Comment devient‐on scientifique? (How to Become A Scientist)

Jacques Richardson (Member of foresight's editorial board)

Foresight

ISSN: 1463-6689

Article publication date: 29 August 2008

56

Citation

Richardson, J. (2008), "Comment devient‐on scientifique? (How to Become A Scientist)", Foresight, Vol. 10 No. 5, pp. 68-68. https://doi.org/10.1108/14636680810918540

Publisher

:

Emerald Group Publishing Limited

Copyright © 2008, Emerald Group Publishing Limited


This little book is about assuring a supply of scientifically‐ and mathematically‐trained specialists for the future world of research. Although the text has a French audience in mind, its lessons are applicable in a good many other cultures – notably in developing countries where the opportunities for growing young researchers and technologists are often too limited by local economic conditions.

To celebrate the tricentenary of the birth of the natural taxonomist Buffon, physicist Pierre‐Gilles de Gennes asks (in the book's Preface) four questions bothering young people today. First, is science disliked? Next, is science misunderstood? After, is science badly taught? And last, Is science something alien to culture in general? (De Gennes, a Nobelist in 1991 and a first‐class popularizer of science, died prematurely in 2007).

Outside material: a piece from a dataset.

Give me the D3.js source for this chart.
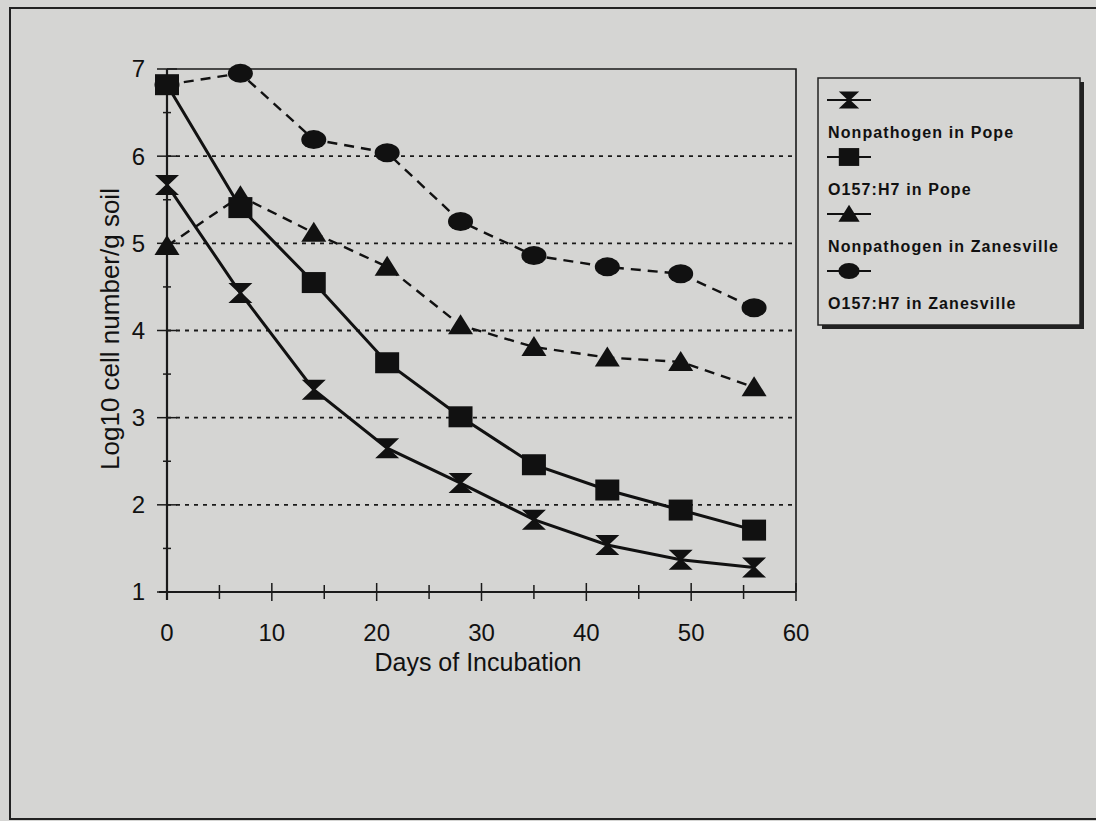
<!DOCTYPE html>
<html>
<head>
<meta charset="utf-8">
<script src="https://cdn.jsdelivr.net/npm/d3@7"></script>
<style>
  body { margin: 0; background: #d5d5d3; }
  svg { display: block; font-family: "Liberation Sans", Arial, sans-serif; }
</style>
</head>
<body>
<svg id="chart"></svg>
<script>
// data
var days = [0, 7, 14, 21, 28, 35, 42, 49, 56];
var nonpathPope = [5.67, 4.43, 3.32, 2.65, 2.25, 1.83, 1.54, 1.37, 1.28];
var o157Pope = [6.82, 5.41, 4.55, 3.63, 3.01, 2.46, 2.17, 1.94, 1.71];
var nonpathZanes = [4.97, 5.54, 5.12, 4.73, 4.06, 3.81, 3.69, 3.64, 3.35];
var o157Zanes = [6.82, 6.95, 6.19, 6.04, 5.25, 4.86, 4.73, 4.65, 4.26];
var seriesNames = ["Nonpathogen in Pope", "O157:H7 in Pope", "Nonpathogen in Zanesville", "O157:H7 in Zanesville"];
var xTicks = [0, 10, 20, 30, 40, 50, 60];
var yTicks = [1, 2, 3, 4, 5, 6, 7];
var gridValues = [2, 3, 4, 5, 6];

var W = 1096, H = 821;
var margin = {top: 69, left: 167},
    width = 796 - 167,
    height = 592 - 69;

var svg = d3.select("#chart").attr("width", W).attr("height", H);

// background + scanned page frame
svg.append("rect").attr("width", W).attr("height", H).attr("fill", "#d5d5d3");
svg.append("path")
    .attr("d", "M1100,8 L10,8 L10,819 L1100,819")
    .attr("fill", "none").attr("stroke", "#222").attr("stroke-width", 2);

var g = svg.append("g")
    .attr("transform", "translate(" + margin.left + "," + margin.top + ")");

var x = d3.scaleLinear().domain([0, 60]).range([0, width]);
var y = d3.scaleLinear().domain([1, 7]).range([height, 0]);

// dotted gridlines
g.selectAll(".grid")
    .data(gridValues)
  .enter().append("line")
    .attr("x1", 0).attr("x2", width)
    .attr("y1", function(d) { return y(d); })
    .attr("y2", function(d) { return y(d); })
    .attr("stroke", "#1a1a1a")
    .attr("stroke-width", 1.8)
    .attr("stroke-dasharray", "4,5");

// frame top + right
g.append("path")
    .attr("d", "M0,0 L" + width + ",0 L" + width + "," + height)
    .attr("fill", "none").attr("stroke", "#1a1a1a").attr("stroke-width", 1.6);

// x axis
var xAxis = g.append("g").attr("transform", "translate(0," + height + ")");
xAxis.append("line").attr("x1", -8).attr("x2", width).attr("stroke", "#1a1a1a").attr("stroke-width", 2.2);
xAxis.selectAll(".tk")
    .data(d3.range(5, 61, 5))
  .enter().append("line")
    .attr("x1", function(d) { return x(d); })
    .attr("x2", function(d) { return x(d); })
    .attr("y1", function(d) { return d % 10 === 0 ? -9 : -7; })
    .attr("y2", function(d) { return d % 10 === 0 ? 9 : 7; })
    .attr("stroke", "#1a1a1a").attr("stroke-width", 1.5);
xAxis.selectAll(".lbl")
    .data(xTicks)
  .enter().append("text")
    .attr("x", function(d) { return x(d); })
    .attr("y", 49)
    .attr("text-anchor", "middle")
    .style("font-size", "24px")
    .attr("fill", "#111")
    .text(function(d) { return d; });

// y axis
var yAxis = g.append("g");
yAxis.append("line").attr("y1", 0).attr("y2", height + 8).attr("stroke", "#1a1a1a").attr("stroke-width", 2.2);
yAxis.selectAll(".tk")
    .data(d3.range(1, 7.01, 0.5))
  .enter().append("line")
    .attr("y1", function(d) { return y(d); })
    .attr("y2", function(d) { return y(d); })
    .attr("x1", function(d) { return d % 1 === 0 ? -10 : -4; })
    .attr("x2", function(d) { return d % 1 === 0 ? 10 : 4; })
    .attr("stroke", "#1a1a1a").attr("stroke-width", 1.5);
yAxis.selectAll(".lbl")
    .data(yTicks)
  .enter().append("text")
    .attr("x", -22)
    .attr("y", function(d) { return y(d); })
    .attr("dy", "0.35em")
    .attr("text-anchor", "end")
    .style("font-size", "24px")
    .attr("fill", "#111")
    .text(function(d) { return d; });

// axis titles
svg.append("text")
    .attr("x", 478).attr("y", 671)
    .attr("text-anchor", "middle")
    .style("font-size", "25px")
    .attr("fill", "#111")
    .text("Days of Incubation");

svg.append("text")
    .attr("transform", "translate(119,329) rotate(-90)")
    .attr("text-anchor", "middle")
    .style("font-size", "26px")
    .attr("fill", "#111")
    .text("Log10 cell number/g soil");

// markers
var hourglass = "M-12,-10 L12,-10 L1.5,0 L12,10 L-12,10 L-1.5,0 Z";
function marker(sel, type, s) {
  s = s || 1;
  if (type === "hourglass") {
    sel.append("path").attr("d", hourglass).attr("transform", "scale(" + s + ")");
  } else if (type === "square") {
    sel.append("rect").attr("x", -12 * s).attr("y", -10.5 * s).attr("width", 24 * s).attr("height", 21 * s);
  } else if (type === "triangle") {
    sel.append("path").attr("d", "M0,-11 L12.5,9 L-12.5,9 Z").attr("transform", "scale(" + s + ")");
  } else {
    sel.append("ellipse").attr("rx", 12.5 * s).attr("ry", 9.5 * s);
  }
}

var series = [
  {name: seriesNames[0], values: nonpathPope, type: "hourglass", dash: null},
  {name: seriesNames[1], values: o157Pope, type: "square", dash: null},
  {name: seriesNames[2], values: nonpathZanes, type: "triangle", dash: "10,7"},
  {name: seriesNames[3], values: o157Zanes, type: "circle", dash: "10,7"}
];

var line = d3.line()
    .x(function(d) { return x(d[0]); })
    .y(function(d) { return y(d[1]); });

series.forEach(function(s) {
  var pts = days.map(function(d, i) { return [d, s.values[i]]; });
  g.append("path")
      .datum(pts)
      .attr("d", line)
      .attr("fill", "none")
      .attr("stroke", "#111")
      .attr("stroke-width", s.dash ? 2.4 : 3)
      .attr("stroke-dasharray", s.dash);
});

// draw dashed series markers first, solid on top (square covers circle at day 0)
[3, 2, 0, 1].forEach(function(k) {
  var s = series[k];
  days.forEach(function(d, i) {
    var m = g.append("g")
        .attr("transform", "translate(" + x(d) + "," + y(s.values[i]) + ")")
        .attr("fill", "#111");
    marker(m, s.type);
  });
});

// legend
var lg = svg.append("g").attr("transform", "translate(818,78)");
lg.append("rect").attr("x", 4).attr("y", 4).attr("width", 262).attr("height", 247).attr("fill", "#222");
lg.append("rect").attr("width", 262).attr("height", 247).attr("fill", "#d5d5d3")
    .attr("stroke", "#222").attr("stroke-width", 1.5);

series.forEach(function(s, i) {
  var yy = 22 + i * 57;
  lg.append("line")
      .attr("x1", 9).attr("x2", 53)
      .attr("y1", yy).attr("y2", yy)
      .attr("stroke", "#111").attr("stroke-width", 2);
  var m = lg.append("g").attr("transform", "translate(31," + yy + ")").attr("fill", "#111");
  marker(m, s.type, 0.85);
  lg.append("text")
      .attr("x", 10).attr("y", yy + 38)
      .style("font-size", "16px")
      .style("font-weight", "bold")
      .style("letter-spacing", "1.1px")
      .attr("fill", "#111")
      .text(s.name);
});
</script>
</body>
</html>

Florence Guichard's book tries to answer these queries. It appears at a propitious moment in France when, as in Germany and elsewhere in the European Union, leaders are asking whence an adequate supply of scientists and engineers will come from within ageing populations. This, combined with a pressure in many countries to admit growing numbers of secondary‐school graduates to university, raises issues of finding new recruits for a technical education: a challenge critical for the future of many industrial democracies.

So Guichard, a publisher trained in the sciences, sets out to respond to physicist de Gennes' (and many others') interrogations. His questions prove to be doubly pertinent because in France, as elsewhere among modern societies, bright youngsters tend too often to avoid with a vengeance venturing to a scientific career. Ms Guichard's book is meant primarily to help boys and girls see their future in a different light.

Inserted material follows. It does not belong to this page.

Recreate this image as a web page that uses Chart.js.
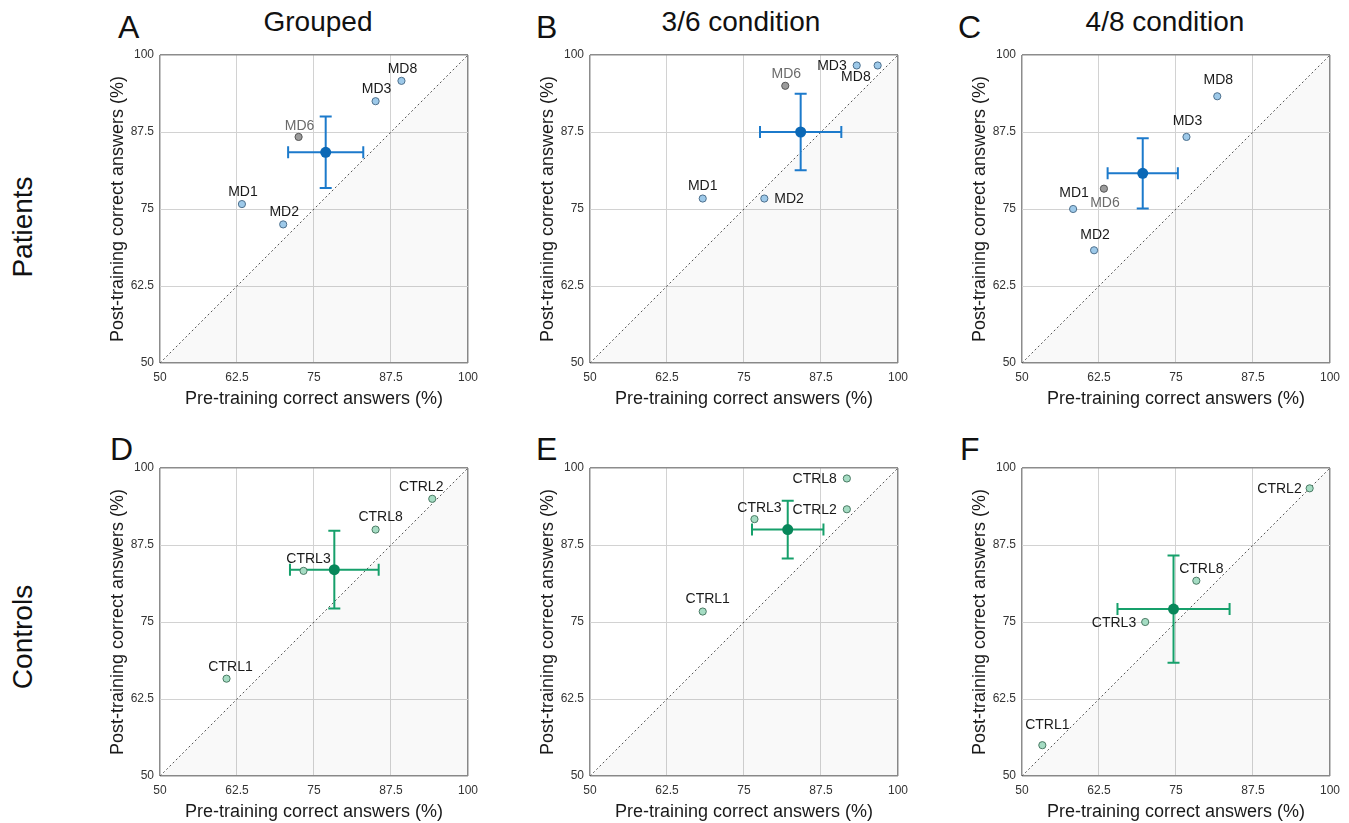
<!DOCTYPE html>
<html>
<head>
<meta charset="utf-8">
<script src="https://cdn.jsdelivr.net/npm/chart.js@4.4.1/dist/chart.umd.min.js"></script>
<style>
  body { margin: 0; background: #fff; width: 1349px; height: 823px; position: relative; overflow: hidden;
         font-family: 'Liberation Sans', Arial, sans-serif; color: #111; }
  canvas { position: absolute; }
  .letter { position: absolute; font-size: 32px; line-height: 1; }
  .title { position: absolute; width: 400px; font-size: 28px; line-height: 1; text-align: center; }
  .row { position: absolute; font-size: 28px; line-height: 1; white-space: nowrap;
         transform: translate(-50%, -50%) rotate(-90deg); }
</style>
</head>
<body>
<div class="row" style="left:23px; top:227px;">Patients</div>
<div class="row" style="left:23px; top:637px;">Controls</div>

<div class="letter" style="left:118px; top:11px;">A</div>
<div class="letter" style="left:536px; top:11px;">B</div>
<div class="letter" style="left:958px; top:11px;">C</div>
<div class="letter" style="left:110px; top:433px;">D</div>
<div class="letter" style="left:536px; top:433px;">E</div>
<div class="letter" style="left:960px; top:433px;">F</div>

<div class="title" style="left:118px; top:8px;">Grouped</div>
<div class="title" style="left:541px; top:8px;">3/6 condition</div>
<div class="title" style="left:965px; top:8px;">4/8 condition</div>

<canvas id="chartA" width="387" height="381" style="left:98px; top:35px;"></canvas>
<canvas id="chartB" width="387" height="381" style="left:528px; top:35px;"></canvas>
<canvas id="chartC" width="387" height="381" style="left:960px; top:35px;"></canvas>
<canvas id="chartD" width="387" height="381" style="left:98px; top:448px;"></canvas>
<canvas id="chartE" width="387" height="381" style="left:528px; top:448px;"></canvas>
<canvas id="chartF" width="387" height="381" style="left:960px; top:448px;"></canvas>

<script>
// axis ticks shared by every panel
const tickValues = [50, 62.5, 75, 87.5, 100];
const tickLabels = ['50', '62.5', '75', '87.5', '100'];

// patients (MD6 is shown but left out of the group mean)
const patientIds = ['MD1', 'MD2', 'MD3', 'MD6', 'MD8'];
const excludedPatient = 'MD6';
const patientPreGrouped = [63.3, 70.0, 85.0, 72.5, 89.2];
const patientPostGrouped = [75.8, 72.5, 92.5, 86.7, 95.8];
const patientPre36 = [68.3, 78.3, 93.3, 81.7, 96.7];
const patientPost36 = [76.7, 76.7, 98.3, 95.0, 98.3];
const patientPre48 = [58.3, 61.7, 76.7, 63.3, 81.7];
const patientPost48 = [75.0, 68.3, 86.7, 78.3, 93.3];

// patient group means [pre, post] and SEM [pre, post]
const patientMeanGrouped = [76.9, 84.2];
const patientSemGrouped = [6.1, 5.8];
const patientMean36 = [84.2, 87.5];
const patientSem36 = [6.6, 6.2];
const patientMean48 = [69.6, 80.8];
const patientSem48 = [5.7, 5.7];

// controls
const controlIds = ['CTRL1', 'CTRL2', 'CTRL3', 'CTRL8'];
const controlPreGrouped = [60.8, 94.2, 73.3, 85.0];
const controlPostGrouped = [65.8, 95.0, 83.3, 90.0];
const controlPre36 = [68.3, 91.7, 76.7, 91.7];
const controlPost36 = [76.7, 93.3, 91.7, 98.3];
const controlPre48 = [53.3, 96.7, 70.0, 78.3];
const controlPost48 = [55.0, 96.7, 75.0, 81.7];

const controlMeanGrouped = [78.3, 83.5];
const controlSemGrouped = [7.2, 6.3];
const controlMean36 = [82.1, 90.0];
const controlSem36 = [5.8, 4.7];
const controlMean48 = [74.6, 77.1];
const controlSem48 = [9.1, 8.7];

const FONT = "'Liberation Sans', Arial, sans-serif";

const colors = {
  patients: { point: '#9dc9e9', pointBorder: '#4d6f8c', mean: '#0b68b6', bar: '#1c7acb' },
  controls: { point: '#a5dcc3', pointBorder: '#4a7a64', mean: '#08875a', bar: '#16a06b' }
};

// label offsets per point: [dx, dy, textAlign]
const panels = [
  { id: 'chartA', group: 'patients', ids: patientIds, pre: patientPreGrouped, post: patientPostGrouped,
    mean: patientMeanGrouped, sem: patientSemGrouped,
    labels: [[1, -12, 'center'], [1, -12, 'center'], [1, -12, 'center'], [1, -11, 'center'], [1, -12, 'center']] },
  { id: 'chartB', group: 'patients', ids: patientIds, pre: patientPre36, post: patientPost36,
    mean: patientMean36, sem: patientSem36,
    labels: [[0, -12, 'center'], [10, 1, 'left'], [-10, 1, 'right'], [1, -12, 'center'], [-7, 12, 'right']] },
  { id: 'chartC', group: 'patients', ids: patientIds, pre: patientPre48, post: patientPost48,
    mean: patientMean48, sem: patientSem48,
    labels: [[1, -16, 'center'], [1, -15, 'center'], [1, -16, 'center'], [1, 14, 'center'], [1, -16, 'center']] },
  { id: 'chartD', group: 'controls', ids: controlIds, pre: controlPreGrouped, post: controlPostGrouped,
    mean: controlMeanGrouped, sem: controlSemGrouped,
    labels: [[4, -12, 'center'], [-11, -12, 'center'], [5, -12, 'center'], [5, -12, 'center']] },
  { id: 'chartE', group: 'controls', ids: controlIds, pre: controlPre36, post: controlPost36,
    mean: controlMean36, sem: controlSem36,
    labels: [[5, -12, 'center'], [-10, 1, 'right'], [5, -11, 'center'], [-10, 1, 'right']] },
  { id: 'chartF', group: 'controls', ids: controlIds, pre: controlPre48, post: controlPost48,
    mean: controlMean48, sem: controlSem48,
    labels: [[5, -20, 'center'], [-8, 1, 'right'], [-9, 1, 'right'], [5, -12, 'center']] }
];

// SEM crosses, drawn right after the diagonal so the dots sit on top
const errorBars = {
  id: 'errorBars',
  afterDatasetDraw(chart, args) {
    const ds = chart.data.datasets[args.index];
    if (ds.role !== 'diagonal') return;
    const p = chart.options.plugins.errorBars;
    const x = chart.scales.x, y = chart.scales.y;
    const cx = x.getPixelForValue(p.mean[0]), cy = y.getPixelForValue(p.mean[1]);
    const x0 = x.getPixelForValue(p.mean[0] - p.sem[0]), x1 = x.getPixelForValue(p.mean[0] + p.sem[0]);
    const y0 = y.getPixelForValue(p.mean[1] - p.sem[1]), y1 = y.getPixelForValue(p.mean[1] + p.sem[1]);
    const cap = 6;
    const ctx = chart.ctx;
    ctx.save();
    ctx.strokeStyle = p.color;
    ctx.lineWidth = 2;
    ctx.beginPath();
    ctx.moveTo(x0, cy); ctx.lineTo(x1, cy);
    ctx.moveTo(cx, y0); ctx.lineTo(cx, y1);
    ctx.moveTo(x0, cy - cap); ctx.lineTo(x0, cy + cap);
    ctx.moveTo(x1, cy - cap); ctx.lineTo(x1, cy + cap);
    ctx.moveTo(cx - cap, y0); ctx.lineTo(cx + cap, y0);
    ctx.moveTo(cx - cap, y1); ctx.lineTo(cx + cap, y1);
    ctx.stroke();
    ctx.restore();
  }
};

// subject names next to their dots
const pointLabels = {
  id: 'pointLabels',
  afterDatasetsDraw(chart) {
    const idx = chart.data.datasets.findIndex(d => d.role === 'subjects');
    const meta = chart.getDatasetMeta(idx);
    const p = chart.options.plugins.pointLabels;
    const ctx = chart.ctx;
    ctx.save();
    ctx.font = '14px ' + FONT;
    ctx.textBaseline = 'middle';
    meta.data.forEach((el, i) => {
      const [dx, dy, align] = p.offsets[i];
      ctx.textAlign = align;
      ctx.fillStyle = p.names[i] === excludedPatient ? '#6b6b6b' : '#1a1a1a';
      ctx.fillText(p.names[i], el.x + dx, el.y + dy);
    });
    ctx.restore();
  }
};

function axis(titleText, isX) {
  return {
    type: 'linear',
    min: 50,
    max: 100,
    afterBuildTicks: scale => { scale.ticks = tickValues.map(v => ({ value: v })); },
    afterFit: scale => { if (isX) scale.height = 53; else scale.width = 62; },
    ticks: {
      callback: (v, i) => tickLabels[i],
      font: { family: FONT, size: 12 },
      color: '#333',
      padding: isX ? 7 : 6,
      maxRotation: 0,
      autoSkip: false
    },
    grid: {
      drawTicks: false,
      color: c => (c.tick && (c.tick.value === 50 || c.tick.value === 100)) ? '#8c8c8c' : '#d2d2d2',
      lineWidth: c => (c.tick && (c.tick.value === 50 || c.tick.value === 100)) ? 1.5 : 1
    },
    border: { display: false },
    title: {
      display: true,
      text: titleText,
      color: '#1a1a1a',
      font: { family: FONT, size: 18 },
      padding: isX ? { top: 0, bottom: 6 } : { top: 9, bottom: 0 }
    }
  };
}

panels.forEach(panel => {
  const c = colors[panel.group];
  const subjects = panel.ids.map((name, i) => ({ x: panel.pre[i], y: panel.post[i] }));
  new Chart(document.getElementById(panel.id), {
    type: 'scatter',
    data: {
      datasets: [
        {
          role: 'diagonal',
          type: 'line',
          data: [{ x: 50, y: 50 }, { x: 100, y: 100 }],
          borderColor: '#555',
          borderWidth: 1,
          borderDash: [2, 2.5],
          backgroundColor: 'rgba(0, 0, 0, 0.025)',
          fill: 'start',
          pointRadius: 0,
          order: 3
        },
        {
          role: 'subjects',
          data: subjects,
          pointRadius: 3.6,
          pointBorderWidth: 1,
          pointBackgroundColor: ctx => panel.ids[ctx.dataIndex] === excludedPatient ? '#9b9b9b' : c.point,
          pointBorderColor: ctx => panel.ids[ctx.dataIndex] === excludedPatient ? '#555' : c.pointBorder,
          order: 2
        },
        {
          role: 'mean',
          data: [{ x: panel.mean[0], y: panel.mean[1] }],
          pointRadius: 5.5,
          pointBorderWidth: 0,
          pointBackgroundColor: c.mean,
          order: 1
        }
      ]
    },
    options: {
      responsive: false,
      animation: false,
      events: [],
      layout: { padding: { top: 20, right: 14, left: 0, bottom: 0 } },
      plugins: {
        legend: { display: false },
        tooltip: { enabled: false },
        errorBars: { mean: panel.mean, sem: panel.sem, color: c.bar },
        pointLabels: { names: panel.ids, offsets: panel.labels }
      },
      scales: {
        x: axis('Pre-training correct answers (%)', true),
        y: axis('Post-training correct answers (%)', false)
      }
    },
    plugins: [errorBars, pointLabels]
  });
});
</script>
</body>
</html>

A holistic education in primary and secondary schools is primordial, of course, calling for patient attention from teachers towards youngsters with some affinity for computing and the workings of nature. Personal acquaintance with a scientist may help set up role models for certain youths, as will visits to science museums, fairs, environmental exhibits, even laboratories when possible – as well as listening to radio or watching television programs meant to popularize discovery and innovation. “Science as a spectacle”, the author insists, “marks the memory”: “the beauty of a display and the pleasure of a game” most impress young children” (p. 51).

The author stresses the point that a young person's access to good popularization of science (pp. 67ff.) often spurs a youngster's interest in research as her or his life's work. She specifies at the same time that careers in science may not always pay as well as others. She falls somewhat short of the mark, however in making the bridge between science as intellectual inquisitiveness and technology as science's applications responding to societal needs. The latter implies taking career risks along the way, a hazard that many young French women and (especially) men are reluctant to gamble on.

Success, whether in scientific experiments or with the outcomes of life and livelihood, does require some risk. And taking such chances is endemically part of “how to become a scientist”.